Pine promises to call Roper on a burner the next morning. Either he turns himself in, or his entire operation is taken down, even though he currently lacks all the pieces to pull that off. Again, there’s no real sense that Roper will listen. But these two have very good chemistry, and it’s great to see Tom Hiddleston and Hugh Laurie act opposite each other in such close proximity again.
Sometimes the ends justify the means.
Pine Flips Teddy
Pine’s next impromptu meeting invite is for Teddy. He needs Teddy onside to be able to stop Roper’s plans, since the shipment is all present and correct and ready to make its way to its final destination. From there, a blackout and a civil war will follow. That can’t happen, so Pine takes drastic measures.
These measures include playing Teddy a recording of Roper’s conversation with Sandy Langbourne, the one where they speculated about having Teddy killed because he’s a lunatic who isn’t fit for civilised company.

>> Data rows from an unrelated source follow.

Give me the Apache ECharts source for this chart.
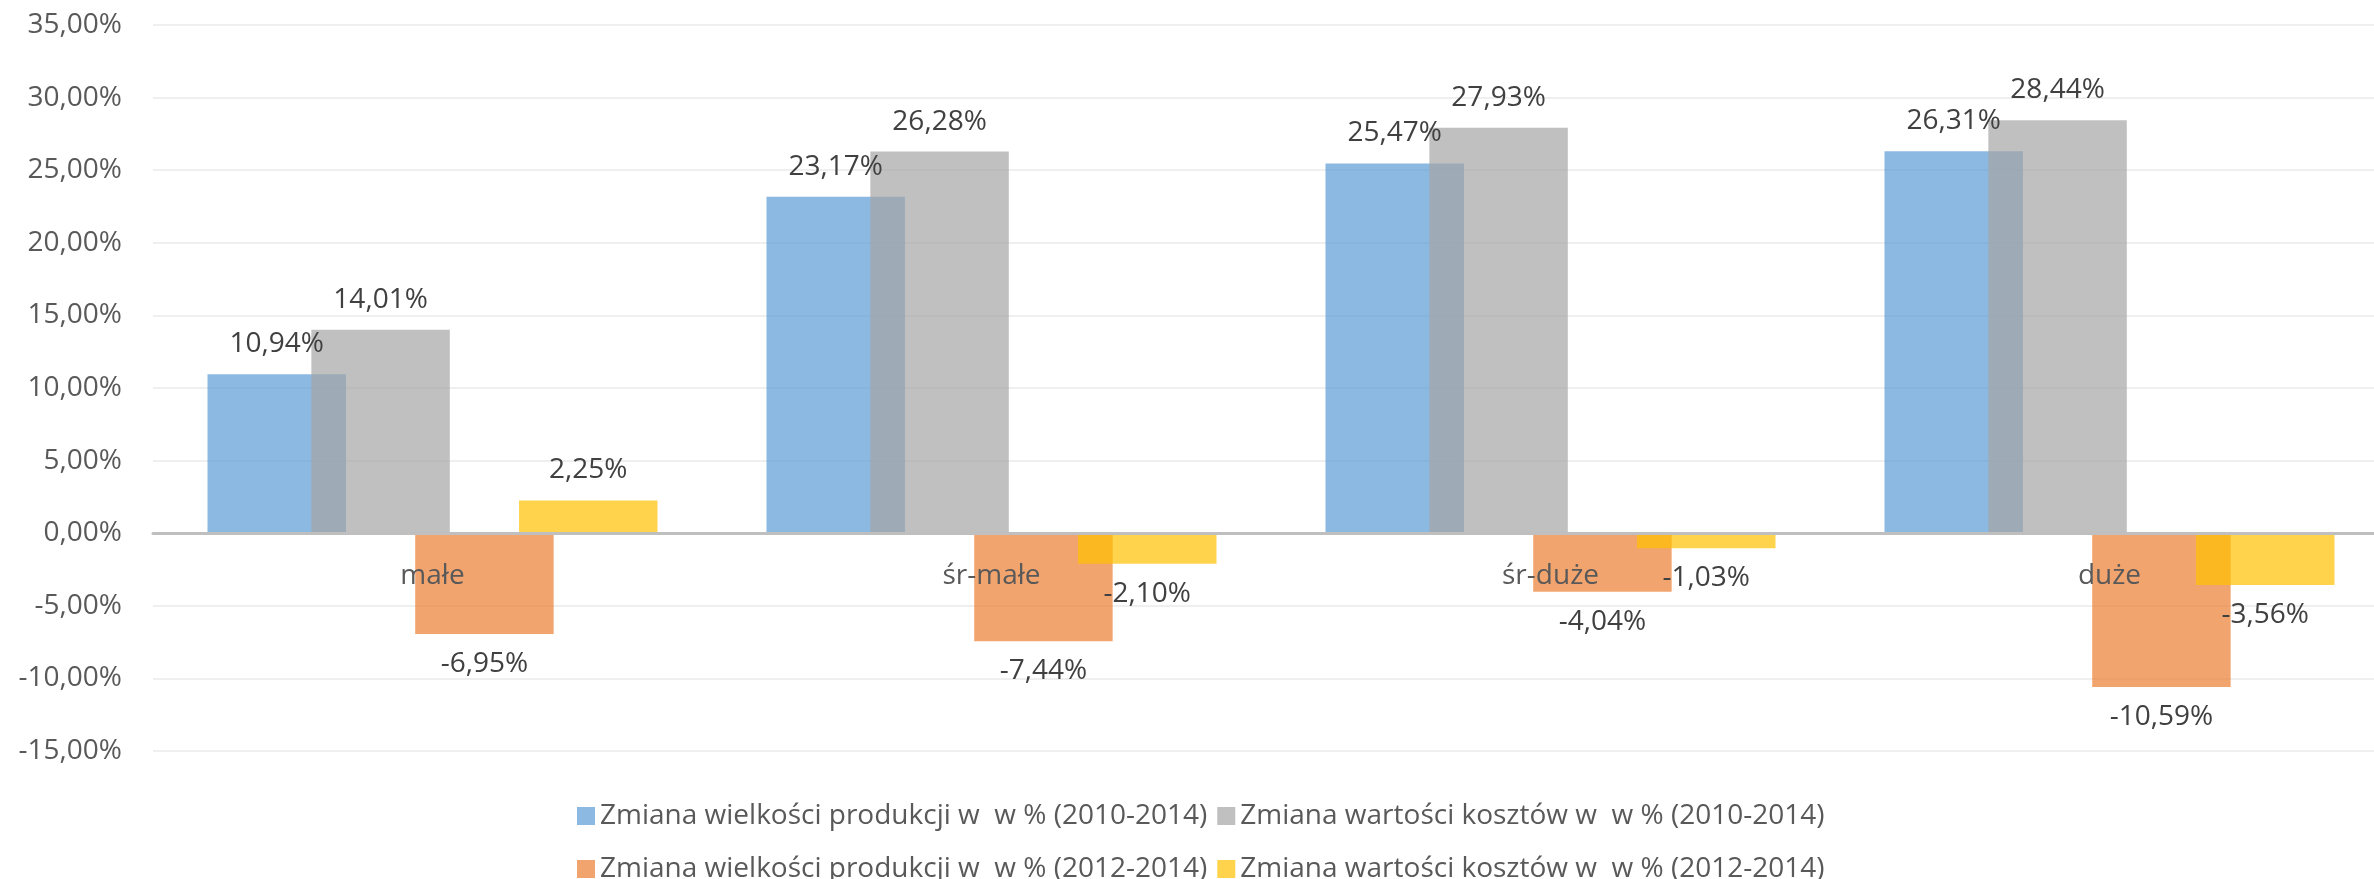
<!DOCTYPE html>
<html>
<head>
<meta charset="utf-8">
<script src="https://cdn.jsdelivr.net/npm/echarts@6/dist/echarts.min.js"></script>
<style>
  html, body { margin: 0; padding: 0; background: #fff; }
  #chart { width: 2374px; height: 879px; }
</style>
</head>
<body>
<div id="chart"></div>
<script>
const kategorie = ["małe", "śr-małe", "śr-duże", "duże"];
const produkcja1014 = [10.94, 23.17, 25.47, 26.31];
const koszty1014 = [14.01, 26.28, 27.93, 28.44];
const produkcja1214 = [-6.95, -7.44, -4.04, -10.59];
const koszty1214 = [2.25, -2.10, -1.03, -3.56];
const nazwy = [
  "Zmiana wielkości produkcji w  w % (2010-2014)",
  "Zmiana wartości kosztów w  w % (2010-2014)",
  "Zmiana wielkości produkcji w  w % (2012-2014)",
  "Zmiana wartości kosztów w  w % (2012-2014)"
];
const kolory = [
  "rgba(91,155,213,0.7)",
  "rgba(165,165,165,0.7)",
  "rgba(237,125,49,0.7)",
  "rgba(255,192,0,0.7)"
];

const fmt = (v) => v.toFixed(2).replace(".", ",") + "%";
const czcionka = "'Open Sans', sans-serif";

function seria(nazwa, wartosci, kolor) {
  return {
    name: nazwa,
    type: "bar",
    barGap: "-25%",
    barCategoryGap: "19.5%",
    itemStyle: { color: kolor },
    data: wartosci.map((v) => ({
      value: v,
      label: { position: v < 0 ? "bottom" : "top" }
    })),
    label: {
      show: true,
      distance: 16,
      color: "#404040",
      fontSize: 28,
      fontFamily: czcionka,
      formatter: (p) => fmt(p.value)
    }
  };
}

const wykres = echarts.init(document.getElementById("chart"));
wykres.setOption({
  animation: false,
  backgroundColor: "#fff",
  grid: { left: 153, width: 2236, top: 25, height: 726, outerBoundsMode: "none", containLabel: false },
  legend: [
    {
      data: [nazwy[0], nazwy[1]],
      left: 572, top: 797,
      itemWidth: 18, itemHeight: 18, itemGap: 10,
      icon: "rect",
      textStyle: { color: "#595959", fontSize: 28, fontFamily: czcionka }
    },
    {
      data: [nazwy[2], nazwy[3]],
      left: 572, top: 850,
      itemWidth: 18, itemHeight: 18, itemGap: 10,
      icon: "rect",
      textStyle: { color: "#595959", fontSize: 28, fontFamily: czcionka }
    }
  ],
  xAxis: {
    type: "category",
    data: kategorie,
    offset: -218,
    z: 10,
    axisTick: { show: false },
    axisLine: { onZero: false, lineStyle: { color: "#BFBFBF", width: 3 } },
    axisLabel: { color: "#595959", fontSize: 28, fontFamily: czcionka, margin: 29 }
  },
  yAxis: {
    type: "value",
    min: -15,
    max: 35,
    interval: 5,
    axisLine: { show: false },
    axisTick: { show: false },
    splitLine: { lineStyle: { color: "#EFEFEF", width: 2 } },
    axisLabel: {
      color: "#595959", fontSize: 28, fontFamily: czcionka, margin: 31,
      formatter: fmt
    }
  },
  series: [
    seria(nazwy[0], produkcja1014, kolory[0]),
    seria(nazwy[1], koszty1014, kolory[1]),
    seria(nazwy[2], produkcja1214, kolory[2]),
    seria(nazwy[3], koszty1214, kolory[3])
  ]
});
</script>
</body>
</html>
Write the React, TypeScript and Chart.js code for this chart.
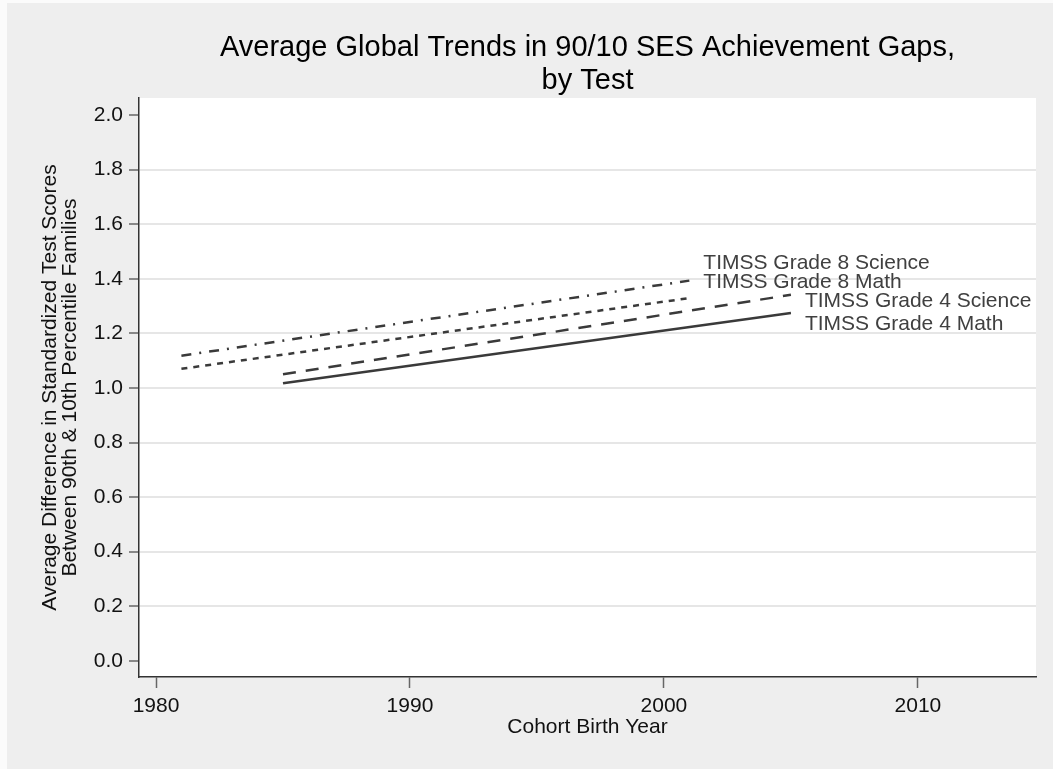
import React, { useEffect, useRef } from 'react';
import { Chart, registerables } from 'chart.js';

Chart.register(...registerables);

// ---- data ----
const seriesNames = [
  'TIMSS Grade 8 Science',
  'TIMSS Grade 8 Math',
  'TIMSS Grade 4 Science',
  'TIMSS Grade 4 Math',
];
const grade8Years = [1981, 2001];
const grade4Years = [1985, 2005];
const grade8Science = [1.118, 1.393];
const grade8Math = [1.07, 1.329];
const grade4Science = [1.05, 1.341];
const grade4Math = [1.017, 1.274];
const xTickValues = [1980, 1990, 2000, 2010];
const yTickValues = [0, 0.2, 0.4, 0.6, 0.8, 1.0, 1.2, 1.4, 1.6, 1.8, 2.0];
const titleLines = ['Average Global Trends in 90/10 SES Achievement Gaps,', 'by Test'];
const xTitle = 'Cohort Birth Year';
const yTitleLines = [
  'Average Difference in Standardized Test Scores',
  'Between 90th & 10th Percentile Families',
];

// ---- styles ----
const FONT = '"Liberation Sans", Arial, Helvetica, sans-serif';
const LINE_COLOR = '#3a3a3a';
const seriesStyles = [
  { dash: [10, 8, 2, 8], dx: 14, dy: -17 },
  { dash: [6, 6], dx: 14, dy: -16 },
  { dash: [13, 10], dx: 14, dy: 6 },
  { dash: [] as number[], dx: 14, dy: 11 },
];

const backgroundPlugin = {
  id: 'bgPlugin',
  beforeDraw(chart: any) {
    const { ctx, width, height, chartArea } = chart;
    ctx.save();
    ctx.fillStyle = '#fbfbfb';
    ctx.fillRect(0, 0, width, height);
    ctx.fillStyle = '#eeeeee';
    ctx.fillRect(7, 3, width - 7, height - 3);
    ctx.fillStyle = '#ffffff';
    ctx.fillRect(chartArea.left, chartArea.top, chartArea.right - chartArea.left, chartArea.bottom - chartArea.top);
    ctx.restore();
  },
};

const endLabelPlugin = {
  id: 'endLabels',
  afterDatasetsDraw(chart: any) {
    const { ctx } = chart;
    ctx.save();
    ctx.font = `21px ${FONT}`;
    ctx.fillStyle = '#404040';
    ctx.textBaseline = 'middle';
    ctx.textAlign = 'left';
    chart.data.datasets.forEach((ds: any, i: number) => {
      const meta = chart.getDatasetMeta(i);
      const pt = meta.data[meta.data.length - 1];
      if (!pt) return;
      const st = seriesStyles[i];
      ctx.fillText(ds.label, pt.x + st.dx, pt.y + st.dy);
    });
    ctx.restore();
  },
};

function toPoints(xs: number[], ys: number[]) {
  return xs.map((x, i) => ({ x, y: ys[i] }));
}

export default function App() {
  const canvasRef = useRef<HTMLCanvasElement | null>(null);

  useEffect(() => {
    if (!canvasRef.current) return;
    const seriesData = [
      toPoints(grade8Years, grade8Science),
      toPoints(grade8Years, grade8Math),
      toPoints(grade4Years, grade4Science),
      toPoints(grade4Years, grade4Math),
    ];
    const chart = new Chart(canvasRef.current, {
      type: 'line',
      data: {
        datasets: seriesData.map((d, i) => ({
          label: seriesNames[i],
          data: d,
          borderColor: LINE_COLOR,
          borderWidth: 2.5,
          borderDash: seriesStyles[i].dash,
          pointRadius: 0,
          fill: false,
          tension: 0,
        })),
      },
      options: {
        responsive: false,
        animation: false,
        devicePixelRatio: 1,
        layout: { padding: { left: 0, right: 17, top: 0, bottom: 0 } },
        plugins: {
          legend: { display: false },
          tooltip: { enabled: false },
          title: {
            display: true,
            text: titleLines,
            color: '#000000',
            fullSize: false,
            font: { family: FONT, size: 29, weight: 'normal', lineHeight: 1.15 },
            padding: { top: 31, bottom: 0.3 },
          },
        },
        scales: {
          x: {
            type: 'linear',
            min: 1979.33,
            max: 2014.65,
            afterBuildTicks: (s: any) => {
              s.ticks = xTickValues.map((v) => ({ value: v }));
            },
            afterFit: (s: any) => {
              s.height = 92;
            },
            ticks: {
              font: { family: FONT, size: 21 },
              color: '#111111',
              padding: 6,
              maxRotation: 0,
              callback: (v: any) => String(v),
            },
            grid: {
              drawOnChartArea: false,
              drawTicks: true,
              tickLength: 11,
              tickColor: '#666666',
              tickWidth: 1.5,
            },
            border: { display: true, color: '#333333', width: 1.5 },
            title: {
              display: true,
              text: xTitle,
              color: '#111111',
              font: { family: FONT, size: 21, lineHeight: 1.0 },
              padding: { top: 0, bottom: 31 },
            },
          },
          y: {
            type: 'linear',
            min: -0.059,
            max: 2.062,
            afterBuildTicks: (s: any) => {
              s.ticks = yTickValues.map((v) => ({ value: v }));
            },
            afterFit: (s: any) => {
              s.width = 139;
            },
            ticks: {
              font: { family: FONT, size: 21 },
              color: '#111111',
              padding: 6,
              callback: (v: any) => Number(v).toFixed(1),
            },
            grid: {
              drawOnChartArea: true,
              color: (ctx: any) => {
                const v = ctx.tick ? ctx.tick.value : null;
                if (v === null) return 'rgba(0,0,0,0)';
                return Math.abs(v) < 1e-6 || Math.abs(v - 2) < 1e-6 ? 'rgba(0,0,0,0)' : '#e6e6e6';
              },
              lineWidth: 2,
              drawTicks: true,
              tickLength: 10,
              tickColor: '#666666',
              tickWidth: 1.5,
            },
            border: { display: true, color: '#333333', width: 1.5 },
            title: {
              display: true,
              text: yTitleLines,
              color: '#111111',
              font: { family: FONT, size: 21, lineHeight: 0.95 },
              padding: { top: 40, bottom: 0 },
            },
          },
        },
      },
      plugins: [backgroundPlugin, endLabelPlugin],
    } as any);
    return () => chart.destroy();
  }, []);

  return (
    <div style={{ position: 'absolute', left: 0, top: 0, width: 1053, height: 769 }}>
      <canvas ref={canvasRef} width={1053} height={769} style={{ display: 'block', width: 1053, height: 769 }} />
    </div>
  );
}
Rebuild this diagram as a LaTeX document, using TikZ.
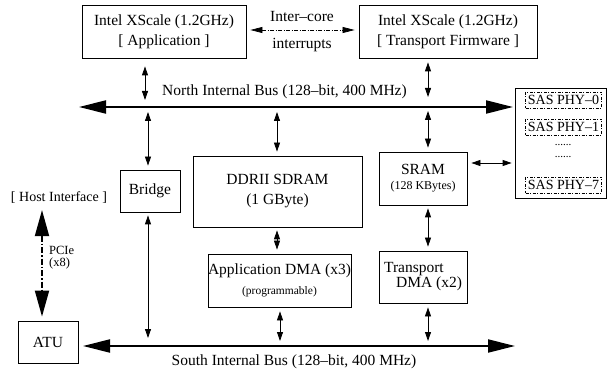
\documentclass[tikz,border=0pt]{standalone}
\usepackage{fontspec}
\setmainfont{Liberation Serif}
\usetikzlibrary{arrows.meta}
\begin{document}
\begin{tikzpicture}[x=1pt,y=-1pt,
  box/.style={draw,line width=0.8pt,inner sep=0pt,align=center,font=\fontsize{15.5}{20}\selectfont},
  dbl/.style={line width=0.8pt,{Triangle[length=9pt,width=6pt]}-{Triangle[length=9pt,width=6pt]}},
  bus/.style={line width=2pt,{Triangle[length=27pt,width=13pt]}-{Triangle[length=27pt,width=13pt]}},
  pcie/.style={line width=1.8pt,dash pattern=on 6pt off 2pt on 1.5pt off 2pt,{Triangle[length=26pt,width=14pt]}-{Triangle[length=26pt,width=14pt]}},
  ictl/.style={line width=0.7pt,dash pattern=on 4pt off 1.5pt on 1pt off 1.5pt,{Triangle[length=12pt,width=6pt]}-{Triangle[length=12pt,width=6pt]}},
  lbl/.style={font=\fontsize{15.5}{20}\selectfont,inner sep=0pt},
  phy/.style={draw,line width=0.6pt,dash pattern=on 3pt off 1.5pt on 1pt off 1.5pt,inner sep=0pt,minimum width=76pt,minimum height=16pt,font=\fontsize{14}{16}\selectfont}
]
\useasboundingbox (0,0) rectangle (607,371);

% boxes
\node[box,minimum width=164pt,minimum height=53pt] (app) at (164,31.5) {Intel XScale (1.2GHz)\\{[} Application ]};
\node[box,minimum width=178pt,minimum height=53pt] (tfw) at (448,31.5) {Intel XScale (1.2GHz)\\{[} Transport Firmware ]};
\node[box,minimum width=60pt,minimum height=42pt] (bridge) at (150,191) {Bridge};
\node[box,minimum width=169pt,minimum height=71pt] (ddr) at (277.5,191.5) {DDRII SDRAM\\(1 GByte)};
\node[box,minimum width=88pt,minimum height=53pt] (sram) at (423,178.5) {SRAM\\[-5pt]{\fontsize{12}{14}\selectfont (128 KBytes)}};
\node[box,minimum width=137pt,minimum height=53pt] (appdma) at (279.5,280.5) {Application DMA (x3)\\{\fontsize{11.5}{14}\selectfont (programmable)}};
\node[box,align=left,minimum width=88pt,minimum height=52pt] (tdma) at (423,277) {Transport\\[-5pt]\hspace*{12pt}DMA (x2)};
\node[box,minimum width=60pt,minimum height=42pt] (atu) at (48,342) {ATU};
\node[draw,line width=0.8pt,inner sep=0pt,minimum width=91pt,minimum height=110pt] (sas) at (560.5,143) {};
\node[phy] (phy0) at (563.5,100) {SAS PHY–0};
\node[phy] (phy1) at (563.5,127) {SAS PHY–1};
\node[phy] (phy7) at (563.5,185) {SAS PHY–7};
\node[inner sep=0pt,font=\fontsize{11}{12}\selectfont] (dots1) at (563,145) {......};
\node[inner sep=0pt,font=\fontsize{11}{12}\selectfont] (dots2) at (563,157) {......};

% labels
\node[lbl] (ic1) at (302,17) {Inter–core};
\node[lbl] (ic2) at (302,45) {interrupts};
\node[lbl] (nlab) at (284.5,92) {North Internal Bus (128–bit, 400 MHz)};
\node[lbl] (slab) at (294,362) {South Internal Bus (128–bit, 400 MHz)};
\node[lbl,font=\fontsize{14}{18}\selectfont] (host) at (59,198) {{[} Host Interface ]};
\node[inner sep=0pt,align=left,anchor=north west,font=\fontsize{12.5}{12.5}\selectfont] (pcielab) at (49,246) {PCIe\\(x8)};

% bus coordinates
\coordinate (nL) at (79,107);
\coordinate (nR) at (513,107);
\coordinate (sL) at (83,346);
\coordinate (sR) at (515,346);
\coordinate (xa) at (145,107);
\coordinate (nb) at (148,107);
\coordinate (nd) at (277,107);
\coordinate (nt) at (428,107);
\coordinate (sb) at (148,346);
\coordinate (se) at (280,346);
\coordinate (st) at (428,346);
\coordinate (ss) at (491,163);
\coordinate (icy) at (302,30);
\coordinate (px) at (42,300);

% buses
\draw[bus] (nL) -- (nR);
\draw[bus] (sL) -- (sR);

% connectors
\draw[dbl,shorten <=8pt,shorten >=7pt] (app.south -| xa) -- (xa);
\draw[dbl,shorten <=4pt,shorten >=10pt] (tfw.south -| nt) -- (nt);
\draw[dbl,shorten <=5pt,shorten >=4pt] (nb) -- (bridge.north -| nb);
\draw[dbl,shorten <=5pt,shorten >=4pt] (nd) -- (ddr.north -| nd);
\draw[dbl,shorten <=4pt,shorten >=4pt] (nt) -- (sram.north -| nt);
\draw[dbl,shorten <=3pt,shorten >=8pt] (bridge.south -| sb) -- (sb);
\draw[dbl,shorten <=3pt,shorten >=4pt] (ddr.south -| nd) -- (appdma.north -| nd);
\draw[dbl,shorten <=4pt,shorten >=5pt] (appdma.south -| se) -- (se);
\draw[dbl,shorten <=3pt,shorten >=4pt] (sram.south -| nt) -- (tdma.north -| nt);
\draw[dbl,shorten <=4pt,shorten >=5pt] (tdma.south -| st) -- (st);
\draw[dbl,shorten <=4pt,shorten >=3pt] (sram.east |- ss) -- (sas.west |- ss);
\draw[ictl,shorten <=4pt,shorten >=4pt] (app.east |- icy) -- (tfw.west |- icy);
\draw[pcie,shorten <=6pt,shorten >=4pt] (host.south -| px) -- (atu.north -| px);
\end{tikzpicture}
\end{document}
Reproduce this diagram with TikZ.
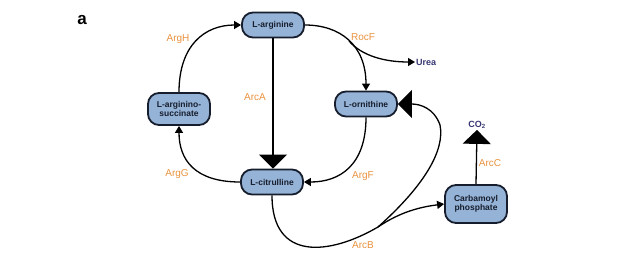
\documentclass[tikz,border=0pt]{standalone}
\usepackage{fontspec}
\setmainfont{Liberation Sans}
\usetikzlibrary{arrows.meta}
\definecolor{boxfill}{RGB}{149,179,215}
\definecolor{boxline}{RGB}{22,30,45}
\definecolor{enz}{RGB}{232,146,62}
\definecolor{prod}{RGB}{55,55,115}
\begin{document}
\begin{tikzpicture}[x=1pt,y=-1pt,
  met/.style={draw=boxline, fill=boxfill, line width=1.8pt, rounded corners=11pt,
    font=\fontsize{8.5}{9.5}\selectfont\bfseries, text=boxline, align=center,
    minimum width=62pt, inner sep=1pt},
  enzlab/.style={text=enz, font=\fontsize{10}{12}\selectfont},
  prodlab/.style={text=prod, font=\fontsize{9}{11}\selectfont\bfseries, inner sep=1pt},
  conn/.style={draw=black, line width=1.3pt},
  sm/.style={conn, -{Triangle[width=8pt,length=7pt]}},
  big/.style={conn, -{Triangle[width=28pt,length=14pt]}}]
\useasboundingbox (0,0) rectangle (618,263);
\node[font=\fontsize{17}{19}\selectfont\bfseries] (lab) at (82,20) {a};
\node[met, minimum height=25pt] (arg) at (273,25) {L-arginine};
\node[met, minimum height=25pt] (orn) at (366,104) {L-ornithine};
\node[met, minimum height=25pt] (cit) at (272,182) {L-citrulline};
\node[met, minimum height=32pt] (suc) at (179,109) {L-arginino-\\succinate};
\node[met, minimum height=38pt] (carb) at (476,204) {Carbamoyl\\phosphate};
\node[prodlab, anchor=west] (urea) at (415,62) {Urea};
\node[prodlab] (co2) at (477,125) {CO\textsubscript{2}};
\node[enzlab] (argh) at (178,39) {ArgH};
\node[enzlab] (rocf) at (363,37) {RocF};
\node[enzlab] (arca) at (255,97) {ArcA};
\node[enzlab] (argg) at (177,174) {ArgG};
\node[enzlab] (argf) at (363,176) {ArgF};
\node[enzlab] (arcc) at (490,163) {ArcC};
\node[enzlab] (arcb) at (363,245) {ArcB};
\coordinate (rj) at (349,41);
\coordinate (jn) at (378,227);
% ArgH
\draw[sm] (suc.north) .. controls (179,45) and (205,25) .. (arg.west);
% RocF
\draw[sm] (arg.east) .. controls (340,25) and (366,45) .. (orn.north);
\draw[sm] (rj) .. controls (362,56) and (385,62) .. (urea.west);
% ArcA
\draw[big] (arg.south) -- (cit.north -| arg.south);
% ArgF
\draw[sm] (orn.south) .. controls (366,165) and (340,182) .. (cit.east);
% ArgG
\draw[sm] (cit.west) .. controls (195,182) and (179,160) .. (suc.south);
% ArcB
\draw[conn] (cit.south) .. controls (272,262) and (330,255) .. (jn);
\draw[sm] (jn) .. controls (400,212) and (420,207) .. (carb.west);
\draw[big] (jn) .. controls (425,185) and (445,150) .. (440,125) .. controls (434,108) and (420,104) .. (orn.east);
% ArcC
\draw[big] (carb.north) -- (co2.south);
\end{tikzpicture}
\end{document}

Pine tells him about Danny and Roper’s planned return to England, where his sprawling country pile won’t have a room for Teddy. Diego Calva is superb here, building real sympathy for Teddy by selling his profound sense of betrayal. He’s similarly good in a subsequent scene wherein he reconnects with his estranged sister, Clara.
It seems like Teddy is now on Team Good Guys.
Not the Dogs!
Back at his compound, Roper finds the listening device hidden in the guard dog’s collar, which tips him off that someone is listening nearby. He rallies his security personnel to comb the immediate area for the spy. Martin is just about able to escape, but it’s a close call.
Furious, Roper kills his three dogs, which is classic villain stuff. You should have known as soon as you saw him being all sensitive and doting with them that they’d be on the chopping block to prove his villainy.
The point of this is to show how volatile Roper is when he doesn’t get his way, so you can only imagine how annoyed he’ll be when he realizes that Teddy has turned on him, which he very much seems to have done. After finding the British passport and housing estate brochure that confirms everything Pine said was true, Teddy sends him multiple photos of the plane he needs to intercept. The mission is on. But there’s still plenty of scope for things to go badly wrong in the finale.